Nuestra biblioteca, grande o pequeña, eso no importa, precisamente porque ella niega esa matemática de la que hablé antes, es nuestro particular universo poblado por escritores, lectores y seres imaginarios que viven, conversan y alternan; un universo que además se arma y desarma a lo largo de nuestra vida lectora.
Comprar y guardar libros es un acto fetichista, no cabe duda, y vicioso, tal como anticipé, pero es que algunos creemos que los libros nos salvan de la vorágine existencial y nos aferramos a ellos con pasión y desespero. Muchas veces he revisado los bolsillos de mi maleta para ver si llevaba conmigo los libros de viaje, o la he palpado para sentirlos allí, cosa que no hago por las llaves de la casa o la billetera.

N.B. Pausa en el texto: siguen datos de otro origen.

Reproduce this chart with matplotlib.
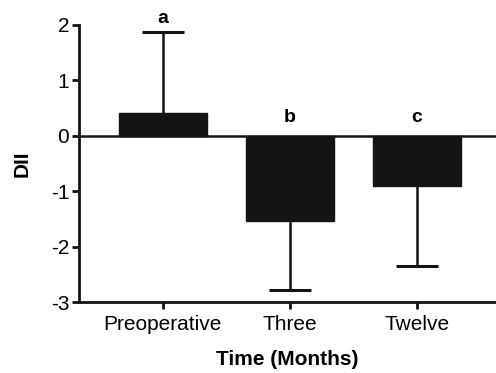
import matplotlib.pyplot as plt

plt.rcParams['font.family'] = ['Liberation Sans', 'DejaVu Sans']
plt.rcParams['axes.unicode_minus'] = False

categories = ['Preoperative', 'Three', 'Twelve']
means = [0.41, -1.54, -0.91]
errors = [1.46, 1.24, 1.44]
letters = ['a', 'b', 'c']
letter_y = [1.97, 0.18, 0.18]

fig = plt.figure(figsize=(4.96, 3.73), dpi=100)
ax = fig.add_axes([0.159, 0.190, 0.841, 0.743])

x = list(range(len(categories)))
ax.bar(x, means, width=0.69, color='#141414', edgecolor='#141414', zorder=2)

# one-sided error bars, pointing away from zero
cap = 0.165
for xi, m, e in zip(x, means, errors):
    end = m + e if m >= 0 else m - e
    ax.vlines(xi, m, end, color='#141414', linewidth=1.8, zorder=3)
    ax.hlines(end, xi - cap, xi + cap, color='#141414', linewidth=2.2, zorder=3)

for xi, lab, ly in zip(x, letters, letter_y):
    ax.text(xi, ly, lab, ha='center', va='bottom', fontsize=14, fontweight='bold')

ax.axhline(0, color='#141414', linewidth=1.8, zorder=4)

ax.set_xlim(-0.66, 2.62)
ax.set_ylim(-3, 2)
ax.set_yticks([-3, -2, -1, 0, 1, 2])
ax.set_xticks(x)
ax.set_xticklabels(categories)

for s in ['top', 'right']:
    ax.spines[s].set_visible(False)
for s in ['left', 'bottom']:
    ax.spines[s].set_linewidth(2)
    ax.spines[s].set_color('#141414')

ax.tick_params(axis='both', labelsize=15, width=2, length=5, color='#141414')
ax.tick_params(axis='y', pad=2)
ax.tick_params(axis='x', pad=4)

ax.set_xlabel('Time (Months)', fontsize=15, fontweight='bold', labelpad=12)
ax.set_ylabel('DII', fontsize=15, fontweight='bold', labelpad=14)

fig.savefig('out.png', dpi=100)
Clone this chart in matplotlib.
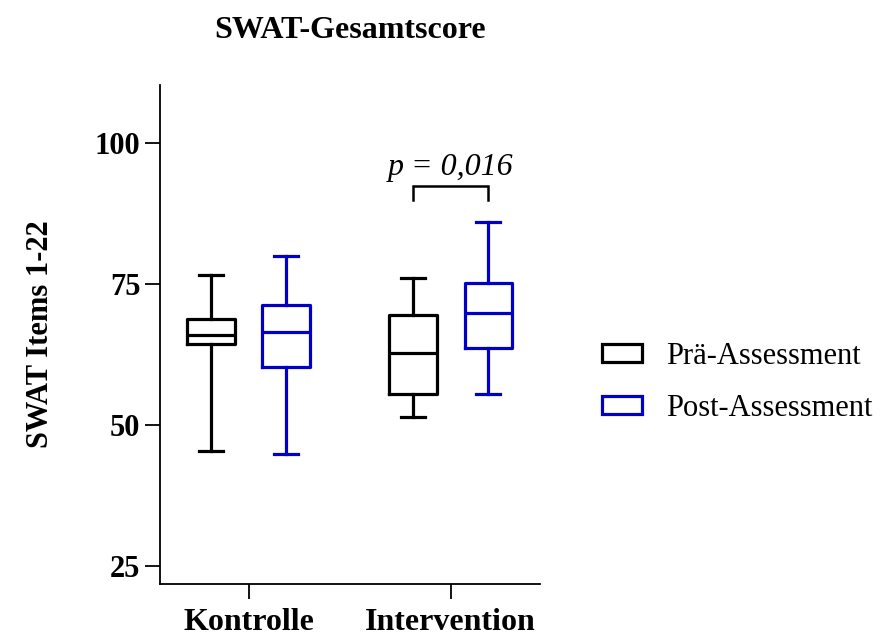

Y recuerdo con dolor el día que, al bajarme pronto de un avión apurado por un compañero, abandoné en la silla “Los volátiles del Beato Angélico”, por el que aún, de tanto en tanto, llamo a preguntar a la oficina de objetos perdidos de la aerolínea, aunque han transcurrido años.
“Me posee un ansia inextinguible, la que hasta ahora no he querido reprimir… El malestar del que hablo es un deseo insaciable por los libros, dado que quizá ya poseo más de los que debería tener… (pero es que) los libros nos deleitan hasta lo más hondo, nos aconsejan, conversan con nosotros y nos tratan con intimidad…”, le escribió Francesco Petrarca a un amigo a quien le pedía le comprara, incluso dado el caso saqueara, libros en la Toscana.
Nos tratan con intimidad, dice Petrarca, bella expresión para advertir el trato que solo entre amigos surge, y agrego yo, con dulzura.